DATA SECTION
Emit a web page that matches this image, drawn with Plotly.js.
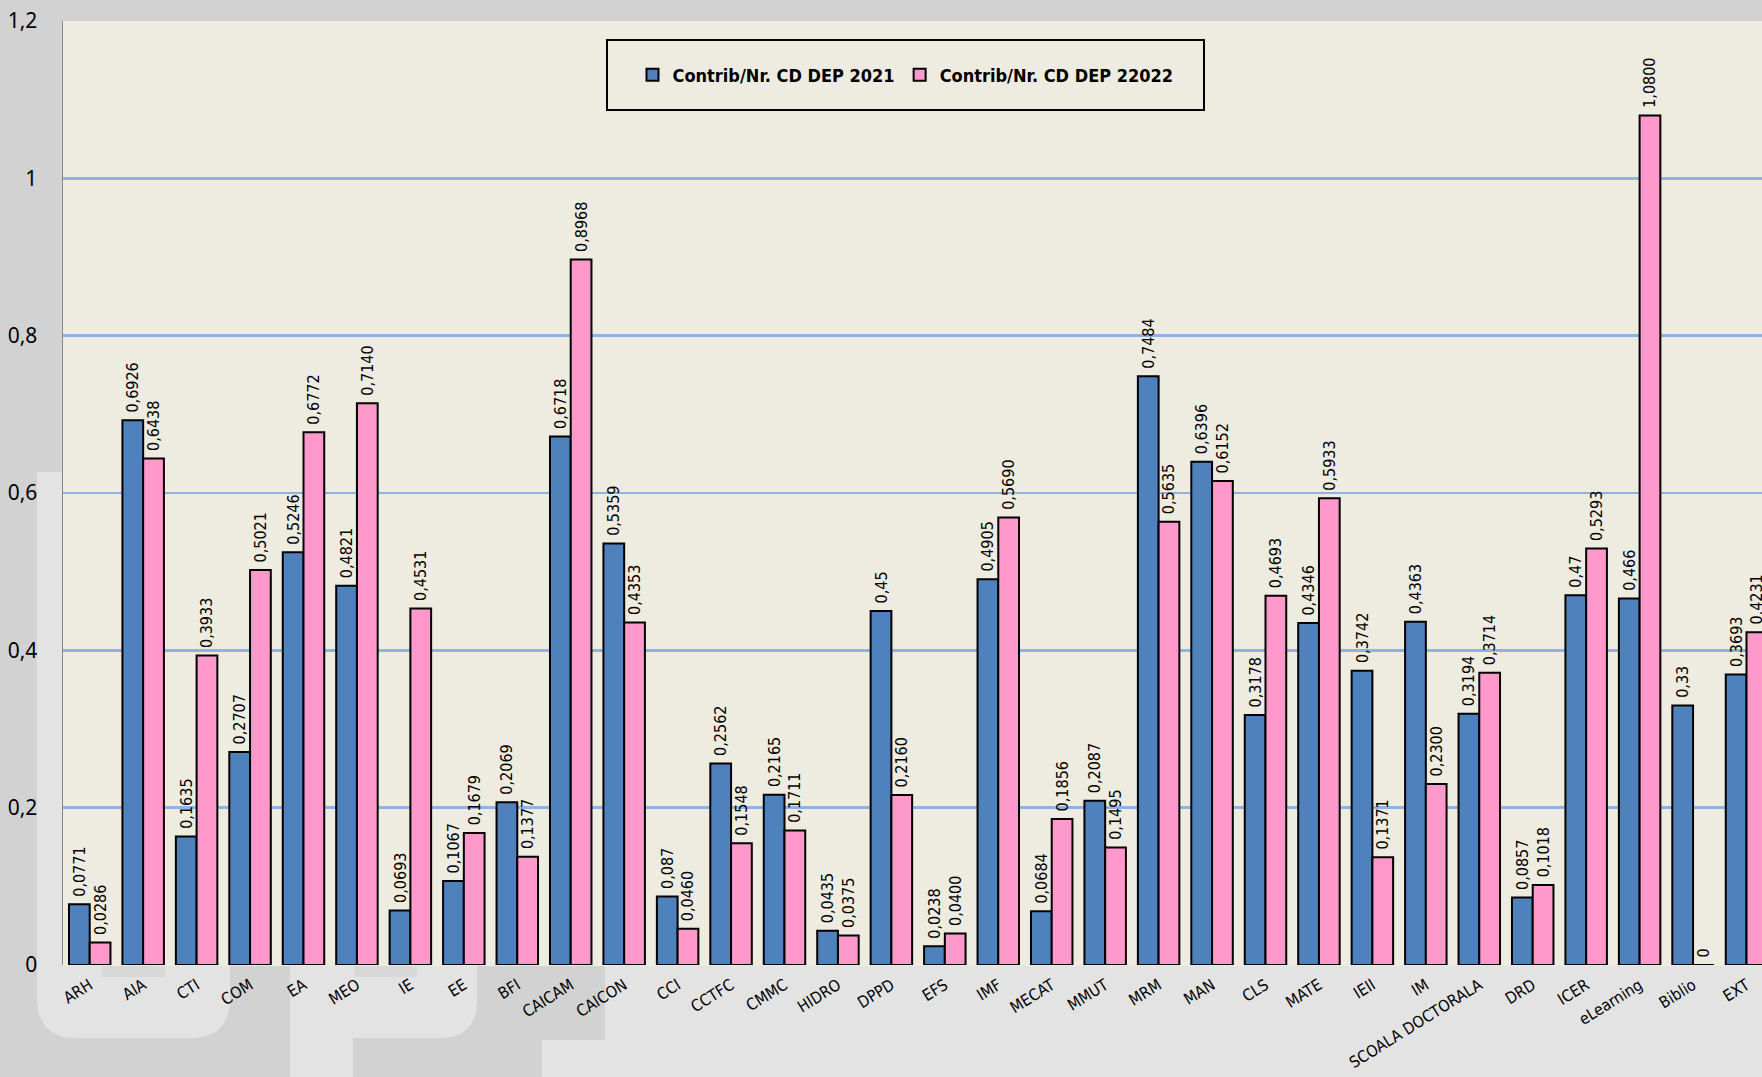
<!DOCTYPE html>
<html>
<head>
<meta charset="utf-8">
<script src="https://cdn.plot.ly/plotly-3.0.1.min.js"></script>
<style>
  html, body { margin: 0; padding: 0; overflow: hidden; background: #d2d2d2; }
  #chart { width: 1762px; height: 1077px; }
</style>
</head>
<body>
<div id="chart"></div>
<script>
// ---- data ----
const categories = ["ARH","AIA","CTI","COM","EA","MEO","IE","EE","BFI","CAICAM","CAICON","CCI","CCTFC","CMMC","HIDRO","DPPD","EFS","IMF","MECAT","MMUT","MRM","MAN","CLS","MATE","IEII","IM","SCOALA DOCTORALA","DRD","ICER","eLearning","Biblio","EXT"];
const values2021 = [0.0771,0.6926,0.1635,0.2707,0.5246,0.4821,0.0693,0.1067,0.2069,0.6718,0.5359,0.087,0.2562,0.2165,0.0435,0.45,0.0238,0.4905,0.0684,0.2087,0.7484,0.6396,0.3178,0.4346,0.3742,0.4363,0.3194,0.0857,0.47,0.466,0.33,0.3693];
const values2022 = [0.0286,0.6438,0.3933,0.5021,0.6772,0.7140,0.4531,0.1679,0.1377,0.8968,0.4353,0.0460,0.1548,0.1711,0.0375,0.2160,0.0400,0.5690,0.1856,0.1495,0.5635,0.6152,0.4693,0.5933,0.1371,0.2300,0.3714,0.1018,0.5293,1.0800,0,0.4231];
const seriesNames = ["Contrib/Nr. CD DEP 2021", "Contrib/Nr. CD DEP 22022"];

const NB = '\u00a0';
const labels2021 = values2021.map(v => NB + String(v).replace('.', ','));
const labels2022 = values2022.map(v => NB + (v === 0 ? "0" : v.toFixed(4).replace('.', ',')));

// ---- layout helpers (pixel -> paper) ----
const W = 1762, H = 1077, ML = 63, MR = 0, MT = 21, MB = 112;
const PW = W - ML - MR, PH = H - MT - MB;
const px = x => (x - ML) / PW;
const py = y => (H - MB - y) / PH;
function path(pts) {
  return pts.map(p => {
    if (p[0] === 'Q') return 'Q' + px(p[1]) + ',' + py(p[2]) + ' ' + px(p[3]) + ',' + py(p[4]);
    if (p[0] === 'Z') return 'Z';
    return p[0] + px(p[1]) + ',' + py(p[2]);
  }).join(' ');
}
const LIGHT = '#e3e3e3', NOTCH = '#d8d8d8';
const NARROW = '"Liberation Sans Narrow", "DejaVu Sans Condensed", "Arial Narrow", sans-serif';

const shapes = [
  // watermark U
  {type:'path', xref:'paper', yref:'paper', layer:'below', fillcolor:LIGHT, line:{width:0},
   path: path([['M',37,472],['L',63,472],['L',63,965],['L',230,965],['L',230,998],['Q',230,1038,190,1038],['L',77,1038],['Q',37,1038,37,998],['Z']])},
  {type:'rect', xref:'paper', yref:'paper', layer:'below', fillcolor:NOTCH, line:{width:0},
   x0:px(102), x1:px(165), y0:py(977), y1:py(965)},
  // watermark P
  {type:'path', xref:'paper', yref:'paper', layer:'below', fillcolor:LIGHT, line:{width:0},
   path: path([['M',290,965],['L',477,965],['L',477,1000],['Q',477,1038,439,1038],['L',353,1038],['L',353,1080],['L',290,1080],['Z']])},
  {type:'rect', xref:'paper', yref:'paper', layer:'below', fillcolor:NOTCH, line:{width:0},
   x0:px(354), x1:px(417), y0:py(977), y1:py(965)},
  // watermark T region
  {type:'path', xref:'paper', yref:'paper', layer:'below', fillcolor:LIGHT, line:{width:0},
   path: path([['M',605,965],['L',1800,965],['L',1800,1080],['L',542,1080],['L',542,1040],['L',605,1040],['Z']])},
  // legend box
  {type:'rect', xref:'paper', yref:'paper', layer:'below', fillcolor:'#eeece1', line:{color:'#000', width:2},
   x0:px(607), x1:px(1204), y0:py(110), y1:py(40)}
];

const traces = [
  {type:'bar', name:seriesNames[0], x:categories, y:values2021, text:labels2021,
   textposition:'outside', textangle:-90, constraintext:'none', cliponaxis:false,
   textfont:{family:NARROW, size:16, color:'#000'},
   marker:{color:'#4f81bd', line:{color:'#000', width:2}}, hoverinfo:'x+y'},
  {type:'bar', name:seriesNames[1], x:categories, y:values2022, text:labels2022,
   textposition:'outside', textangle:-90, constraintext:'none', cliponaxis:false,
   textfont:{family:NARROW, size:16, color:'#000'},
   marker:{color:'#ff99cc', line:{color:'#000', width:2}}, hoverinfo:'x+y'}
];

const layout = {
  width: W, height: H,
  margin: {l: ML, r: MR, t: MT, b: MB, pad: 0},
  paper_bgcolor: '#d2d2d2',
  plot_bgcolor: '#eeece1',
  separators: ',.',
  barmode: 'group',
  bargap: 0.224,
  bargroupgap: 0,
  showlegend: true,
  legend: {
    orientation: 'h', xref:'paper', yref:'paper',
    x: px(905.5), xanchor: 'center', y: py(75), yanchor: 'middle',
    bgcolor: 'rgba(0,0,0,0)', borderwidth: 0,
    font: {family: NARROW, size: 18, color: '#000', weight: 'bold'},
    itemwidth: 30
  },
  xaxis: {
    type: 'category',
    range: [-0.5, 31.29],
    tickangle: -32,
    tickfont: {family: NARROW, size: 16, color: '#000'},
    ticks: '', showgrid: false, showline: false, zeroline: false,
    ticklabelstandoff: 7,
    fixedrange: true
  },
  yaxis: {
    range: [0, 1.2],
    dtick: 0.2, tick0: 0,
    tickfont: {family: '"Noto Sans", "Open Sans", sans-serif', size: 21, color: '#000'},
    ticks: '', ticklabelstandoff: 20,
    showgrid: true, gridcolor: '#8db3e2', gridwidth: 2.5,
    zeroline: true, zerolinecolor: '#eeece1', zerolinewidth: 1,
    showline: true, linecolor: '#8a8a8a', linewidth: 1.5,
    fixedrange: true
  },
  shapes: shapes
};

Plotly.newPlot('chart', traces, layout, {displayModeBar: false, staticPlot: true});
</script>
</body>
</html>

DO THIS
Give the material again exactly as it is, but keep the pictures out.

SOLVED EXERCISE
Emit a web page that matches this image, drawn with Plotly.js.
<!DOCTYPE html>
<html>
<head>
<meta charset="utf-8">
<script src="https://cdn.plot.ly/plotly-3.0.1.min.js"></script>
<style>
  html, body { margin: 0; padding: 0; overflow: hidden; background: #d2d2d2; }
  #chart { width: 1762px; height: 1077px; }
</style>
</head>
<body>
<div id="chart"></div>
<script>
// ---- data ----
const categories = ["ARH","AIA","CTI","COM","EA","MEO","IE","EE","BFI","CAICAM","CAICON","CCI","CCTFC","CMMC","HIDRO","DPPD","EFS","IMF","MECAT","MMUT","MRM","MAN","CLS","MATE","IEII","IM","SCOALA DOCTORALA","DRD","ICER","eLearning","Biblio","EXT"];
const values2021 = [0.0771,0.6926,0.1635,0.2707,0.5246,0.4821,0.0693,0.1067,0.2069,0.6718,0.5359,0.087,0.2562,0.2165,0.0435,0.45,0.0238,0.4905,0.0684,0.2087,0.7484,0.6396,0.3178,0.4346,0.3742,0.4363,0.3194,0.0857,0.47,0.466,0.33,0.3693];
const values2022 = [0.0286,0.6438,0.3933,0.5021,0.6772,0.7140,0.4531,0.1679,0.1377,0.8968,0.4353,0.0460,0.1548,0.1711,0.0375,0.2160,0.0400,0.5690,0.1856,0.1495,0.5635,0.6152,0.4693,0.5933,0.1371,0.2300,0.3714,0.1018,0.5293,1.0800,0,0.4231];
const seriesNames = ["Contrib/Nr. CD DEP 2021", "Contrib/Nr. CD DEP 22022"];

const NB = '\u00a0';
const labels2021 = values2021.map(v => NB + String(v).replace('.', ','));
const labels2022 = values2022.map(v => NB + (v === 0 ? "0" : v.toFixed(4).replace('.', ',')));

// ---- layout helpers (pixel -> paper) ----
const W = 1762, H = 1077, ML = 63, MR = 0, MT = 21, MB = 112;
const PW = W - ML - MR, PH = H - MT - MB;
const px = x => (x - ML) / PW;
const py = y => (H - MB - y) / PH;
function path(pts) {
  return pts.map(p => {
    if (p[0] === 'Q') return 'Q' + px(p[1]) + ',' + py(p[2]) + ' ' + px(p[3]) + ',' + py(p[4]);
    if (p[0] === 'Z') return 'Z';
    return p[0] + px(p[1]) + ',' + py(p[2]);
  }).join(' ');
}
const LIGHT = '#e3e3e3', NOTCH = '#d8d8d8';
const NARROW = '"Liberation Sans Narrow", "DejaVu Sans Condensed", "Arial Narrow", sans-serif';

const shapes = [
  // watermark U
  {type:'path', xref:'paper', yref:'paper', layer:'below', fillcolor:LIGHT, line:{width:0},
   path: path([['M',37,472],['L',63,472],['L',63,965],['L',230,965],['L',230,998],['Q',230,1038,190,1038],['L',77,1038],['Q',37,1038,37,998],['Z']])},
  {type:'rect', xref:'paper', yref:'paper', layer:'below', fillcolor:NOTCH, line:{width:0},
   x0:px(102), x1:px(165), y0:py(977), y1:py(965)},
  // watermark P
  {type:'path', xref:'paper', yref:'paper', layer:'below', fillcolor:LIGHT, line:{width:0},
   path: path([['M',290,965],['L',477,965],['L',477,1000],['Q',477,1038,439,1038],['L',353,1038],['L',353,1080],['L',290,1080],['Z']])},
  {type:'rect', xref:'paper', yref:'paper', layer:'below', fillcolor:NOTCH, line:{width:0},
   x0:px(354), x1:px(417), y0:py(977), y1:py(965)},
  // watermark T region
  {type:'path', xref:'paper', yref:'paper', layer:'below', fillcolor:LIGHT, line:{width:0},
   path: path([['M',605,965],['L',1800,965],['L',1800,1080],['L',542,1080],['L',542,1040],['L',605,1040],['Z']])},
  // legend box
  {type:'rect', xref:'paper', yref:'paper', layer:'below', fillcolor:'#eeece1', line:{color:'#000', width:2},
   x0:px(607), x1:px(1204), y0:py(110), y1:py(40)}
];

const traces = [
  {type:'bar', name:seriesNames[0], x:categories, y:values2021, text:labels2021,
   textposition:'outside', textangle:-90, constraintext:'none', cliponaxis:false,
   textfont:{family:NARROW, size:16, color:'#000'},
   marker:{color:'#4f81bd', line:{color:'#000', width:2}}, hoverinfo:'x+y'},
  {type:'bar', name:seriesNames[1], x:categories, y:values2022, text:labels2022,
   textposition:'outside', textangle:-90, constraintext:'none', cliponaxis:false,
   textfont:{family:NARROW, size:16, color:'#000'},
   marker:{color:'#ff99cc', line:{color:'#000', width:2}}, hoverinfo:'x+y'}
];

const layout = {
  width: W, height: H,
  margin: {l: ML, r: MR, t: MT, b: MB, pad: 0},
  paper_bgcolor: '#d2d2d2',
  plot_bgcolor: '#eeece1',
  separators: ',.',
  barmode: 'group',
  bargap: 0.224,
  bargroupgap: 0,
  showlegend: true,
  legend: {
    orientation: 'h', xref:'paper', yref:'paper',
    x: px(905.5), xanchor: 'center', y: py(75), yanchor: 'middle',
    bgcolor: 'rgba(0,0,0,0)', borderwidth: 0,
    font: {family: NARROW, size: 18, color: '#000', weight: 'bold'},
    itemwidth: 30
  },
  xaxis: {
    type: 'category',
    range: [-0.5, 31.29],
    tickangle: -32,
    tickfont: {family: NARROW, size: 16, color: '#000'},
    ticks: '', showgrid: false, showline: false, zeroline: false,
    ticklabelstandoff: 7,
    fixedrange: true
  },
  yaxis: {
    range: [0, 1.2],
    dtick: 0.2, tick0: 0,
    tickfont: {family: '"Noto Sans", "Open Sans", sans-serif', size: 21, color: '#000'},
    ticks: '', ticklabelstandoff: 20,
    showgrid: true, gridcolor: '#8db3e2', gridwidth: 2.5,
    zeroline: true, zerolinecolor: '#eeece1', zerolinewidth: 1,
    showline: true, linecolor: '#8a8a8a', linewidth: 1.5,
    fixedrange: true
  },
  shapes: shapes
};

Plotly.newPlot('chart', traces, layout, {displayModeBar: false, staticPlot: true});
</script>
</body>
</html>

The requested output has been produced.